JOUSOUR ARTICLE
Shatila: A summary of the continuing Palestinian tragedy

Zuhair Hawari, Lebanese journalist and researcher
Shatila Camp is essentially an encapsulation of the entire Palestinian tragedy. While other camps have features of estrangement and its accompanying bitterness and misery, Shatila manifests its epic bloody fate.
Such fate does not end with death, not at all. It has a thousand souls to spare, so it always holds factors of both its demise and reincarnation, bearing witness to the fate and capability of this struggling nation.
When the camp was established on an empty plot of land outside the city, the place was nothing more than barren sand near the old Beirut airport. People came, having been forced out of their towns and villages in northern Palestine, mostly from its coastline.
They brought their habits and traditions of family hierarchy, with positions for men, women, and children. They brought their recipes without the utensils, their food without the actual grains, and their stories packed in their grandparents’ clothes, along with the rusty keys of their homes.
The place was not far from the busy port, now bustling with movement after sea trade moved here from Palestinian ports. They found work loading and unloading and any other jobs they could find.
With their low wages, they fed their children and sent them to school every morning. As the camp is on the city’s outskirts, it belongs to it but is not part of it.
Shatila benefited from the political and security chaos in the country and moved from the initial brown fabric tents to brick walls and shiny metal rooftops. Later, it moved to cement ceilings, so sleeping children no longer woke up to cracking thunder and the sound of raindrops on bare metal.
They grew up with their dreams of return. But the older they got, the more delayed the return journey had become. Based on what their grandparents had told them, they used to think that their homes, shops, and wells were eagerly waiting for them. And because they took their dreams seriously, they shook off the shackles of subjective and objective oppression. Those who would merely think about revolting were punished, forced to check-in at police stations in the morning and at night so as not to disturb the peace and security.
Then came the civil war, with its many ramifications, and with it came more floors to the houses than before. They lost their supporters, protectors, and youth. Among all who bled, they bled the most.
They paid their debt with interest.
They were brought down by countless knife and bullet wounds amidst a night’s darkness, a darkness that conceals the atrocities of the massacre.
Murdered women, children, and the elderly were stacked in alleyways, with scores of flies hovering above their bodies. Terrifying scenes, like parts of Picasso’s Guernica, with the smell of blood filling up the air.
Images shocked the world that feasted on the horrific and continuous news broadcast. The people of Shatila came to know that the dead can still die and that those who remain – even if forgotten – must stand up high, like ancient Cypress trees.

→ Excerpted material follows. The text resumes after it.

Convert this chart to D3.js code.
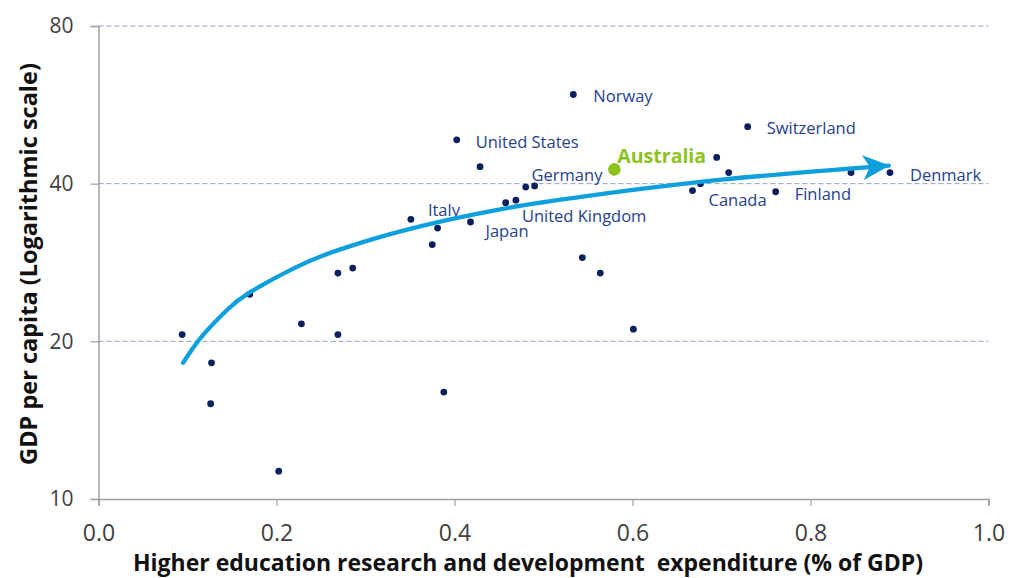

Those who remained made sure to tell the tale and keep it from obscurity. But massacres only beget massacres. So the people had to fight for survival again. For a drop of water, they paid ounces of blood. For a loaf of bread, they paid with open wounds; for the treatment of an injured person, they settled with the life of a doctor or a medic.
But life goes on. As with all the camps, Shatila today is a land of hunger, thirst, steadfastness, drugs, delirium, and civil chaos. Some are from within, and some are brought in from outside, such as by those with marginal professions seeking the cheapest stay.
Nationalities change, but identity does not. It is still the same camp established on a piece of land owned by the grandsons of Shatila, who are traders working with Palestine and Egypt. But what many do not know is that the adjacent Sabra is not a camp. Instead, it’s just a gathering, as described in the census overseen by the Lebanese Palestinian Dialogue Committee.
It was attached to the official camp, joining it in both the name and its pains. Both camps have one name: Sabra and Shatila. Both camps are still poor. The poor increase in numbers and get poorer. They struggle to secure bread, medicine, electricity, and other basics of a decent life, trying to survive with help from UNRWA and international organizations, but above all, by their own hands, by their sweat.
Shatila encapsulates the Palestinian tale, with its victims, wounded, and broken dreams.
A tale that strikes down the fake Israeli story that came into being with the Balfour Declaration and has fueled wars after that.
They continue with evictions and more settlements while Palestinians continue to live under occupation or scattered in camps. The Zionist story will not always continue to be heard, and the oppressed will write their own tale on the walls of their houses, on their chests, and within their stories passed on from one generation to another.
With that, Shatila will become history, shedding tears of joy that exceed the tears of sorrow and blood spent during its many conflicts.